Research Portfolios

Hydrogen Market Design and Policy

Figure 1. Hydrogen policy framework

What are the economic consequences of the transition to a hydrogen-based economy? What is the role of supportive policies in achieving Qatar’s H2 economy and repositioning it as a global supplier of clean energy? Qatar’s hydrogen market modeling will provide insight into various scenarios mid- and long-term depending on certain inputs and realistic assumptions. This stage will provide the key modeling inputs and assumptions used to develop a global market demand, domestic and export market scenarios for Qatar. The modeling will also include economic and environmental impact analyses for the three scenarios (baseline scenario, target market development scenario, and rapid international market development scenario). The development of Qatar’s export market will be modeled through scenarios of critical infrastructure, technological, and demand sources. The data to be used in the model are a combination of publicly available information, Researchers’ analyses based on multiple public sources, industry knowledge, and current projects. The hydrogen policy framework is displayed in Figure 1.

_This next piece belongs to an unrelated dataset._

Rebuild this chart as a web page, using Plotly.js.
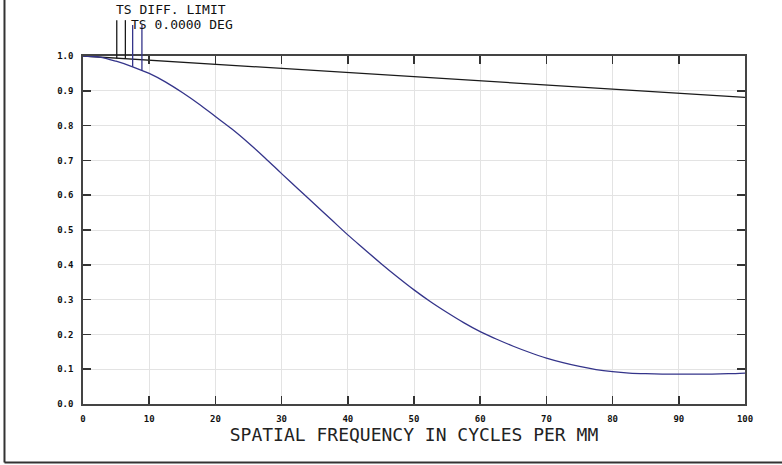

Multi-sector H2 Supply Chain Mapping Portfolio

Decarbonization and Enhancing Qatar's Energy Mix

Figure 2. Natural Gas Monetization through H2 & Circular Economy

What will be the role of H2 in enhancing the country's energy mix in its industry, power generation, and global market sectors? Qatar's gas sector could be interested in a comprehensive study to draw the roadmap to the transition to blue H2 and identify the challenges at each stage of the H2 value chain (production/transportation/storage/marketing). The Electricity Sector and their partners may also be interested in how H2 could be introduced in the power generation sector and the necessary modifications and the cost of green electricity. There is a need to determine H2 role in the existing Qatari Industry and the potential to leverage the existing infrastructure considering the following: (1) expand the country’s Gas Monetization supply chains to include large-scale Blue H2 production, (2) study the realistic impacts on industrial sector decarbonization, and (3) opportunities of using H2 carriers to transport H2 to global markets, see Figure 2. The Large scale deployment of Blue H2 may potentially contribute to the emissions reduction target of 64.7 MtCO2 eq in the oil and gas sector by 2030. And for that primary reason, key stakeholders are likely interested in blue hydrogen in the short and medium terms to strategically follow the international market trends

Global leaders and all the signatories to the United Nations Framework Convention on Climate Change (UNFCC), who participated in the COP26 summit in Glasgow, agreed to accelerate decarbonization of cities and industries in order to keep global temperatures well below 2 °C above preindustrial levels and to pursue efforts to limit global warming to 1.5 °C (National Grid, 2021; UNCCC, 2021). Hence, there is global interest (short-term) in decarbonization of industrial, power generation, transporation, and shipping sectors, to reduce the environmental impacts of high per capita CO2 emissions and to meet global commitments for environmental sustainability. There is a need to determine the major sources of CO2 emissions and develop mitigation and CO2 management plans for these sectors. The mitigation could involve proposals for CO2 reduction through process optimization, CO2 utilization, and sequestration in the industrial sector. Long-term plans for energy transformation could focus on green and blue hydrogen. Here, policies, technologies, and a roadmap for the gradual introduction of H2 in the energy mix would be great importance.

H2 Production, Transportation and Storage Challenges Portfolio

Integrating H2 into the existing Natural Gas Infrastructure: Short and Midterm Range

 

What is the feasibility of making Qatar a hydrogen hub by 2070? Several challenges need to be addressed to make Qatar an H2 hub by 2070. These challenges include repurposing existing NG infrastructure to handle H2 and mixtures, developing more efficient precooling and liquefaction processes and refrigerants, developing new combustion technologies for H2 and mixtures, innovative storage and transport technologies, and reducing boil-off losses. The focus is on developing large-scale H2 liquefaction technology to achieve breakthroughs in liquefaction costs and energy efficiency and to develop new oil-free centrifugal compression technology. The empahsis will also be on the feasibility of using existing oil and gas infrastructure for H2 transportation (see Figure 3), shipping scale-up H2 tank designs and boil-off lose solutions, H2 combustion using existing and new technologies, and H2 storage technologies.